The American Gathering of Jewish Holocaust Survivors and their Descendants has called on authorities in the US state of Maryland to launch an investigation into the sale of Holocaust-era Torah scrolls. The non-profit foundation Save A Torah Inc. of Rabbi Menachem Youlus claims it is purchasing and restoring European Torah scrolls, and four Maryland synagogues have recently bought scrolls from Youlus. A ‘Washington Post’ article published in January suggested that the dramatic stories told by the rabbi of the scrolls' origins were false.
An independent investigation by two scribes commissioned by Save A Torah found that eight of the 11 scrolls restored and sold by Youlus were “suitable for ritual use in the synagogue,” according to a statement and report issued by foundation president Rick Zitelman. All of the Torahs examined were found to be written in pre-Holocaust years in eastern Europe.
Youlus has claimed that he found the scrolls in monastery basements, buried in the ground, and in former Nazi concentration camps. Whilst smuggling Torahs out of some countries, Youlus claimed he was beaten up and threatened.
Last week, the New York-based American Gathering of Jewish Holocaust Survivors and Their Descendants – which represents 80,000 survivors of the Shoah – filed a request for a criminal inquiry. The complaint was written by historian and attorney Menachem Rosensaft, vice president of the group, and filed with Maryland Attorney General Douglas Gansler and Maryland Secretary of State John McDonough.
Rosensaft said the request for an official inquiry reflects "disturbing information" indicating that Save A Torah, a tax-exempt organization, may have raised charitable contributions based on "incredible and, in some instances, demonstrably false representations" regarding the origin of some of the scrolls.

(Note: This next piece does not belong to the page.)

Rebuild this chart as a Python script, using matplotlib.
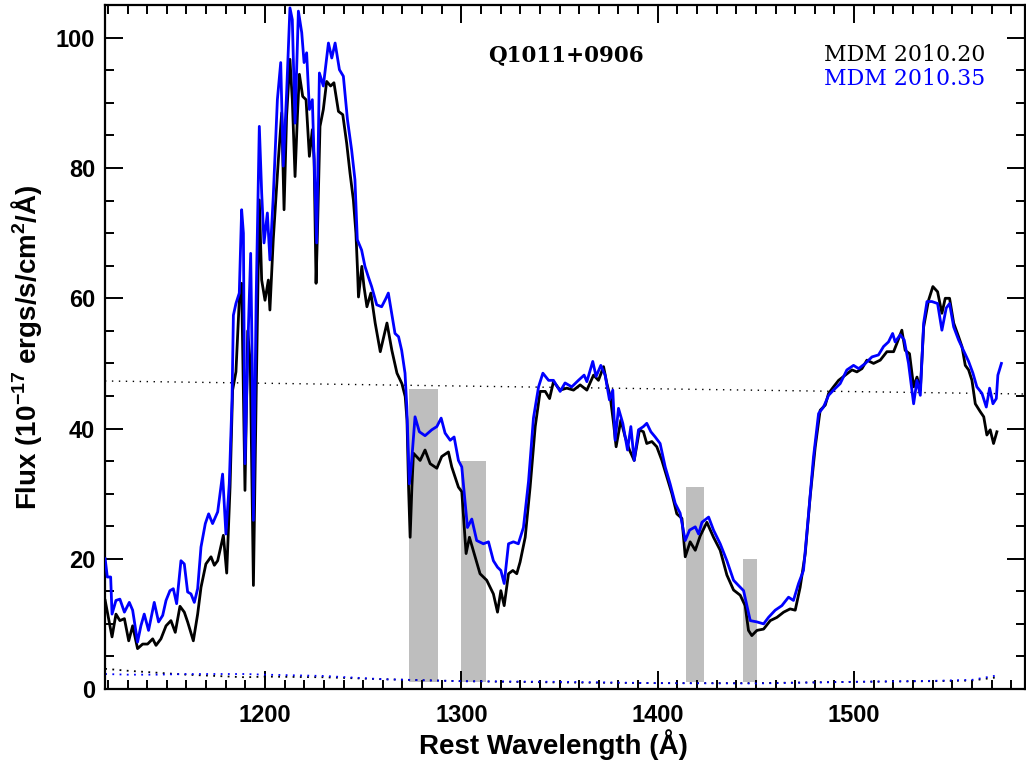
import matplotlib
matplotlib.use("Agg")
import matplotlib.pyplot as plt
from matplotlib.ticker import MultipleLocator

# --------------------------
# spectra (rest wavelength in Angstrom, flux in 1e-17 erg/s/cm2/A)
# --------------------------
wave_20 = [1118.6, 1119.9, 1122.1, 1124.1, 1126.1, 1128.4, 1130.6, 1132.6, 1135.1, 1137.7,
           1140.2, 1142.8, 1144.5, 1147.0, 1149.6, 1152.1, 1154.3, 1156.7, 1158.9, 1160.6,
           1163.5, 1165.7, 1167.4, 1169.9, 1172.5, 1174.2, 1175.9, 1177.6, 1178.8, 1180.5,
           1182.2, 1183.5, 1185.2, 1186.9, 1188.1, 1189.8, 1191.2, 1192.5, 1194.1, 1195.5,
           1197.1, 1198.3, 1200.0, 1201.7, 1202.5, 1204.2, 1206.8, 1208.5, 1209.7, 1211.0,
           1212.7, 1213.9, 1215.3, 1216.5, 1217.5, 1219.2, 1220.9, 1222.6, 1224.1, 1225.0,
           1226.0, 1226.7, 1228.0, 1229.7, 1231.4, 1233.4, 1235.1, 1237.4, 1239.6, 1241.6,
           1243.3, 1245.0, 1246.3, 1247.1, 1247.6, 1249.3, 1250.4, 1251.9, 1253.9, 1256.1,
           1258.7, 1262.1, 1264.6, 1267.2, 1269.7, 1271.4, 1272.3, 1273.1, 1273.9, 1274.8,
           1275.6, 1279.0, 1281.5, 1284.1, 1287.5, 1290.0, 1293.4, 1295.1, 1298.5, 1300.2,
           1302.4, 1304.1, 1307.0, 1309.5, 1312.9, 1316.3, 1318.4, 1320.1, 1321.8, 1324.0,
           1326.2, 1328.2, 1329.9, 1332.5, 1335.0, 1337.6, 1340.1, 1342.7, 1344.9, 1346.9,
           1350.3, 1353.7, 1357.1, 1360.5, 1363.9, 1367.3, 1369.8, 1372.4, 1374.1, 1375.8,
           1377.5, 1378.8, 1381.2, 1383.4, 1385.6, 1388.0, 1390.7, 1392.7, 1394.4, 1397.0,
           1399.5, 1402.1, 1404.6, 1407.2, 1409.7, 1412.3, 1414.0, 1416.5, 1419.1, 1421.6,
           1425.0, 1428.4, 1431.8, 1435.2, 1438.6, 1442.0, 1444.5, 1446.2, 1447.9, 1450.5,
           1453.9, 1457.3, 1460.7, 1464.1, 1467.4, 1470.0, 1472.5, 1475.1, 1477.6, 1480.2,
           1482.7, 1485.3, 1487.0, 1489.5, 1492.1, 1495.5, 1498.9, 1501.4, 1504.0, 1506.5,
           1509.9, 1513.3, 1516.7, 1520.1, 1521.8, 1524.3, 1526.0, 1528.2, 1530.3, 1532.0,
           1533.7, 1535.4, 1537.9, 1540.1, 1542.5, 1544.7, 1546.4, 1548.6, 1550.7, 1553.2,
           1554.9, 1556.6, 1558.3, 1560.0, 1561.7, 1564.2, 1566.0, 1567.6, 1569.3, 1571.0,
           1572.7]
flux_20 = [13.6, 11.5, 8.0, 11.5, 10.5, 10.8, 7.4, 9.7, 6.2, 6.9,
           6.9, 7.7, 6.7, 7.7, 9.7, 10.5, 8.7, 12.7, 11.8, 10.3,
           7.4, 11.5, 15.6, 19.2, 20.3, 19.0, 19.7, 22.0, 23.6, 17.8,
           31.0, 45.9, 48.7, 59.7, 62.3, 30.5, 55.0, 50.0, 15.9, 45.0,
           75.1, 62.8, 59.7, 62.8, 58.2, 69.0, 81.3, 88.5, 73.6, 88.0,
           96.7, 90.5, 78.7, 88.0, 94.4, 91.0, 90.5, 81.8, 85.9, 81.3,
           62.3, 70.0, 86.4, 89.0, 93.3, 92.6, 93.1, 88.7, 88.2, 83.8,
           79.2, 75.1, 70.0, 64.4, 60.2, 64.9, 61.8, 58.7, 60.8, 56.2,
           51.8, 56.2, 52.0, 48.5, 46.9, 44.9, 41.3, 31.0, 23.3, 31.0,
           36.2, 35.1, 36.7, 34.6, 33.9, 35.7, 36.4, 34.1, 31.0, 30.3,
           20.8, 23.3, 20.3, 17.7, 16.7, 14.6, 11.8, 15.1, 12.8, 17.7,
           18.2, 17.7, 19.5, 23.3, 31.0, 40.3, 45.7, 45.7, 44.6, 47.2,
           45.9, 46.2, 45.9, 46.7, 45.9, 48.2, 47.4, 49.5, 46.9, 44.9,
           40.8, 37.2, 41.3, 38.7, 36.7, 35.1, 39.8, 39.5, 37.7, 38.0,
           37.2, 35.1, 32.6, 30.0, 26.9, 26.2, 20.3, 22.6, 21.3, 23.5,
           25.6, 23.3, 21.3, 17.5, 15.2, 14.4, 12.8, 9.0, 8.2, 9.0,
           9.2, 10.5, 11.0, 11.8, 12.3, 12.1, 15.6, 20.8, 29.5, 37.2,
           42.8, 43.6, 45.4, 46.4, 47.4, 48.2, 49.0, 48.7, 49.2, 50.5,
           50.0, 50.5, 51.8, 51.8, 53.1, 55.1, 52.0, 51.5, 46.4, 47.9,
           45.9, 55.6, 59.7, 61.8, 61.0, 57.7, 60.0, 60.0, 56.2, 54.1,
           52.6, 49.7, 49.0, 47.4, 43.8, 42.6, 41.8, 39.0, 39.8, 37.7,
           39.5]

wave_35 = [1118.6, 1119.7, 1121.4, 1122.1, 1124.1, 1126.1, 1128.4, 1130.9, 1132.6, 1135.1,
           1136.8, 1138.5, 1140.7, 1143.6, 1145.8, 1147.9, 1149.6, 1151.6, 1153.3, 1155.0,
           1157.2, 1158.9, 1160.6, 1162.3, 1164.0, 1165.7, 1167.4, 1169.6, 1171.3, 1173.3,
           1175.9, 1178.4, 1180.1, 1181.8, 1183.2, 1183.9, 1185.2, 1186.9, 1188.1, 1189.0,
           1189.8, 1191.5, 1192.7, 1193.5, 1194.1, 1195.5, 1197.1, 1198.3, 1199.5, 1201.2,
           1202.5, 1204.2, 1206.3, 1208.0, 1209.3, 1211.0, 1212.7, 1213.9, 1215.3, 1217.0,
           1218.7, 1219.9, 1221.2, 1222.6, 1224.1, 1225.5, 1226.3, 1227.7, 1229.7, 1232.3,
           1234.0, 1235.7, 1237.9, 1239.9, 1242.0, 1244.1, 1245.8, 1247.0, 1249.2, 1250.9,
           1252.6, 1254.3, 1256.9, 1259.4, 1261.6, 1262.8, 1264.5, 1266.2, 1268.0, 1269.6,
           1271.3, 1272.2, 1273.5, 1274.7, 1276.4, 1278.6, 1281.5, 1284.9, 1287.5, 1289.7,
           1291.7, 1294.3, 1296.3, 1298.5, 1300.2, 1303.1, 1305.3, 1307.8, 1311.2, 1313.8,
           1316.3, 1318.4, 1320.1, 1321.8, 1324.0, 1326.5, 1329.0, 1331.6, 1334.2, 1336.7,
           1339.3, 1341.5, 1344.4, 1346.9, 1350.3, 1352.8, 1356.2, 1359.6, 1362.5, 1363.9,
           1366.9, 1368.6, 1371.0, 1373.2, 1375.4, 1377.1, 1378.3, 1380.0, 1382.2, 1384.6,
           1386.3, 1388.0, 1390.2, 1392.7, 1394.4, 1396.5, 1398.7, 1401.2, 1403.8, 1406.3,
           1408.9, 1411.4, 1414.0, 1416.2, 1419.1, 1420.8, 1422.5, 1425.9, 1428.4, 1431.8,
           1435.2, 1438.6, 1441.1, 1443.7, 1447.1, 1450.5, 1453.9, 1456.4, 1459.8, 1463.2,
           1466.6, 1469.1, 1471.7, 1474.2, 1476.8, 1479.3, 1481.9, 1484.4, 1487.0, 1489.5,
           1492.9, 1496.3, 1499.7, 1502.3, 1505.7, 1509.1, 1512.4, 1515.0, 1517.5, 1519.6,
           1520.9, 1523.5, 1525.5, 1527.7, 1530.3, 1532.0, 1533.7, 1535.4, 1537.1, 1539.6,
           1542.5, 1544.7, 1546.9, 1548.6, 1550.7, 1553.2, 1555.7, 1558.3, 1560.5, 1562.5,
           1565.1, 1567.3, 1569.0, 1570.7, 1572.4, 1573.2, 1575.0]
flux_35 = [20.0, 17.2, 17.2, 11.5, 13.6, 13.8, 11.8, 13.3, 12.1, 7.2,
           9.7, 11.5, 9.0, 13.3, 10.3, 11.3, 13.6, 15.1, 15.4, 13.1,
           19.7, 19.2, 14.9, 14.6, 13.3, 15.4, 21.8, 25.4, 26.9, 25.4,
           27.2, 33.0, 23.8, 31.5, 44.4, 57.4, 59.2, 60.8, 73.6, 70.0,
           34.6, 55.0, 66.9, 50.0, 25.9, 60.0, 86.4, 76.2, 68.5, 73.1,
           65.9, 75.6, 90.5, 96.2, 80.3, 91.5, 104.6, 102.8, 86.9, 104.1,
           100.8, 96.2, 97.7, 89.0, 90.5, 76.2, 68.5, 94.6, 92.6, 99.2,
           96.9, 99.2, 95.1, 94.1, 87.4, 82.8, 78.2, 69.0, 67.4, 64.9,
           63.3, 61.8, 59.0, 58.7, 60.0, 60.8, 57.7, 54.6, 54.1, 52.0,
           48.5, 43.4, 31.5, 35.1, 41.8, 39.5, 38.9, 39.8, 40.3, 41.6,
           39.3, 38.2, 38.7, 35.1, 34.1, 24.8, 26.1, 22.8, 22.3, 22.6,
           19.7, 18.7, 18.2, 16.2, 22.3, 22.6, 22.3, 24.8, 31.9, 41.6,
           46.4, 48.5, 47.4, 47.4, 45.7, 47.0, 46.4, 47.4, 48.2, 47.2,
           50.3, 48.0, 49.7, 48.2, 44.4, 45.9, 38.2, 43.1, 40.8, 36.7,
           40.3, 35.1, 39.8, 40.3, 40.8, 39.5, 38.7, 37.7, 34.1, 31.5,
           28.5, 27.0, 22.8, 24.4, 24.9, 23.8, 25.6, 26.4, 24.4, 22.3,
           19.7, 16.7, 15.9, 15.1, 10.5, 10.3, 10.0, 11.0, 12.1, 12.8,
           14.1, 13.6, 16.2, 18.2, 26.9, 35.6, 42.3, 43.3, 45.1, 45.9,
           46.9, 49.0, 49.7, 49.2, 50.0, 51.0, 51.3, 52.6, 53.3, 54.6,
           53.3, 54.4, 53.6, 50.0, 43.8, 47.4, 45.1, 56.2, 59.5, 59.5,
           59.2, 55.1, 58.5, 59.2, 55.6, 53.6, 52.0, 50.3, 48.5, 46.4,
           45.4, 43.3, 46.2, 43.8, 44.6, 48.2, 50.0]

# error spectra
err_wave = [1118.6, 1130, 1145, 1160, 1175, 1190, 1200, 1230, 1260, 1300,
            1350, 1400, 1450, 1500, 1540, 1560, 1573]
err_20 = [3.1, 2.8, 2.5, 2.2, 2.0, 1.8, 1.9, 1.8, 1.5, 1.2,
          1.0, 0.9, 0.9, 1.1, 1.2, 1.3, 1.8]
err_35 = [2.3, 2.2, 2.2, 2.3, 2.3, 2.3, 2.2, 2.0, 1.5, 1.2,
          1.1, 0.9, 0.85, 1.1, 1.25, 1.4, 2.1]

# continuum level
cont_wave = [1118.5, 1587.0]
cont_flux = [47.3, 45.3]

# shaded absorption windows
band_lo = [1273.5, 1299.9, 1414.5, 1443.5]
band_hi = [1288.1, 1312.6, 1423.5, 1450.5]
band_top = [46.0, 35.0, 31.0, 20.0]
band_base = 1.0

label_font = ["Liberation Sans", "DejaVu Sans"]
plt.rcParams["mathtext.fontset"] = "custom"
plt.rcParams["mathtext.rm"] = "Liberation Sans:bold"
plt.rcParams["mathtext.default"] = "rm"


def main():
    fig = plt.figure(figsize=(10.26, 7.63), dpi=100)
    ax = fig.add_axes([0.1023, 0.097, 0.8967, 0.8961])

    for lo, hi, top in zip(band_lo, band_hi, band_top):
        ax.bar((lo + hi) / 2, top - band_base, width=hi - lo, bottom=band_base,
               color="#bebebe", edgecolor="none", zorder=1)

    ax.plot(cont_wave, cont_flux, color="black", lw=1.0, ls=(0, (1, 4)), zorder=2)
    ax.plot(err_wave, err_20, color="black", lw=1.3, ls=(0, (1, 3)), zorder=2)
    ax.plot(err_wave, err_35, color="blue", lw=1.3, ls=(0, (1, 3)), zorder=2)

    ax.plot(wave_20, flux_20, color="black", lw=2.0, zorder=3)
    ax.plot(wave_35, flux_35, color="blue", lw=2.0, zorder=4)

    ax.set_xlim(1118.5, 1587)
    ax.set_ylim(0, 105)
    ax.set_xticks([1200, 1300, 1400, 1500])
    ax.set_yticks([0, 20, 40, 60, 80, 100])
    ax.xaxis.set_minor_locator(MultipleLocator(10))
    ax.yaxis.set_minor_locator(MultipleLocator(5))
    ax.tick_params(which="both", direction="in", top=True, right=True, width=1.4)
    ax.tick_params(which="major", length=13)
    ax.tick_params(which="minor", length=6.5)
    ax.tick_params(axis="x", pad=11)
    ax.tick_params(axis="y", pad=7)
    for lab in ax.get_xticklabels() + ax.get_yticklabels():
        lab.set_fontfamily(["Liberation Sans", "DejaVu Sans"])
        lab.set_fontweight("bold")
        lab.set_fontsize(17)
    for sp in ax.spines.values():
        sp.set_linewidth(1.6)

    fig.text(553 / 1026, 1 - 745 / 763, "Rest Wavelength (Å)", ha="center", va="center",
             fontsize=20, fontweight="bold", family=label_font)
    fig.text(27 / 1026, 1 - 347 / 763, r"Flux (10$^{-17}$ ergs/s/cm$^{2}$/Å)",
             rotation=90, ha="center", va="center",
             fontsize=20, fontweight="bold", family=label_font)

    ax.text(566 / 1026, 1 - 55 / 763, "Q1011+0906", transform=fig.transFigure,
            ha="center", va="center", fontsize=15.5, fontweight="bold",
            family="DejaVu Serif")
    ax.text(824 / 1026, 1 - 55 / 763, "MDM 2010.20", transform=fig.transFigure,
            ha="left", va="center", fontsize=15.8, color="black", family="DejaVu Serif")
    ax.text(824 / 1026, 1 - 79 / 763, "MDM 2010.35", transform=fig.transFigure,
            ha="left", va="center", fontsize=15.8, color="blue", family="DejaVu Serif")

    fig.savefig("out.png", dpi=100)
    plt.close(fig)


if __name__ == "__main__":
    main()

Rosensaft, the son of survivors of the Bergen-Belsen Nazi concentration camp in Germany, said in an interview last week that evidence of misrepresentation was drawn from the Post story as well as his independent investigation.
In one of the claims which Rosensaft has disputed, Youlus said he discovered a Torah scroll in 2002 beneath the floorboards of a barracks at Bergen-Belsen. Rosensaft said his late mother had told him that she and other inmates helped burn down the barracks and other buildings at Bergen-Belsen in May 1945 to combat a typhus epidemic. "I know for a fact that no barracks at Bergen-Belsen existed after May 1945," Rosensaft said, adding that he had visited the Bergen-Belsen site several times. "Any statement that he discovered anything, let alone a Torah, at the barracks at Bergen-Belsen is an absolute lie."
Rosensaft also rejected other claims made by Youlus, including that he had recovered two Holocaust scrolls from a mass grave in western Ukraine and one from a cemetery adjacent to the Auschwitz death camp in Poland.